Djawanews.com – Target masyarakat yang divaksinasi dosis lengkap belum mencapai 20 persen, sudah ada wacana dari pemerintah untuk membuat program vaksin booster (vaksin dosis ketiga) berbayar. Hal ini menimbulkan polemik baru di tengah masyarakat.
Sebelumnya, Menteri Kesehatan Budi Gunadi Sadikin menyebutkan vaksinasi dosis ketiga dapat dilakukan apabila program vaksinasi yang sedang berjalan dapat diselesaikan pada Januari 2022.
Lebih lanjut Budi mengatakan pemerintah hanya menanggung biaya vaksin dosis ketiga bagi masyarakat tidak mampu dalam program Badan Penyelenggara Jaminan Sosial (BPJS) Kesehatan.
"Diskusi dengan Bapak Presiden (Presiden Joko Widodo), sudah diputuskan oleh beliau bahwa ke depan kemungkinan yang dibayari negara hanya Penerima Bantuan Iuran (PBI) saja," kata Budi dalam rapat kerja dengan Komisi IX DPR, Rabu, 25 Agustus lalu.
Menanggapi adanya wacana vaksin berbayar dari pemerintah, anggota Ombudsman RI Indraza Marzuki Rais mengatakan, praktik vaksinasi berbayar tidak etis dilakukan selama kekebalan kelompok atau herd immunity belum tercapai.

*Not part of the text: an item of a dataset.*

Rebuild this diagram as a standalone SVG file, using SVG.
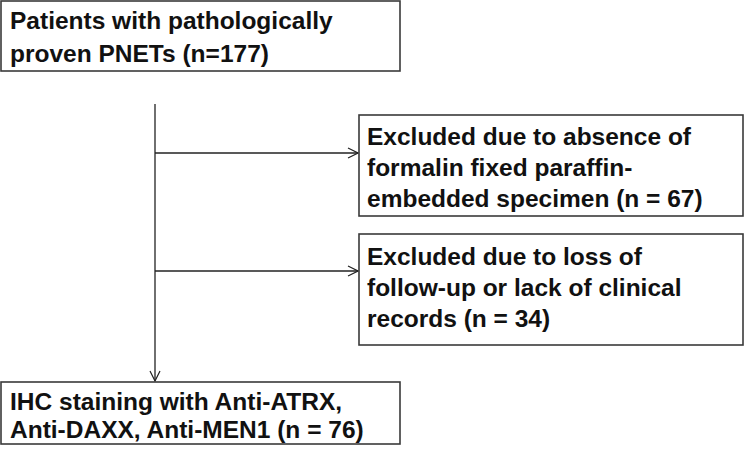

"Sepanjang belum terjadinya kekebalan komunal dan juga akses vaksinasi masih sulit didapatkan masyarakat, maka itu sudah tidak etis dan tidak adil bahwa masyarakat harus membeli vaksin," kata Indraza dalam diskusi secara virtual, dikutip dari kompas.com, Rabu, 8 September.
Indraza juga melihat praktik jual beli vaksin dosis ketiga mulai terjadi di DKI Jakarta. Oleh karenanya, ia meminta Kemenkes untuk melakukan pengawasan lebih ketat terhadap fasilitas pelayanan kesehatan (fasyankes).
"Walaupun Jakarta sudah 100 persen, daerah lain masih ada yang di bawah 10 persen dan itu membutuhkan vaksin," ujarnya.
Hal senada disampaikan oleh Co-Inisiator LaporCovid-19 Ahmad Arif. Menurutnya selama pandemi COVID-19 masih melanda Tanah Air, pelaksanaan vaksinasi berbayar sangat tidak etis. Sebab, pandemi COVID-19 merupakan kondisi darurat.
"Kalau dilepaskan ke pasar maka yang bisa mengakses dan membeli adalah orang-orang yang memiliki power, uang, dan seterusnya," kata Arif.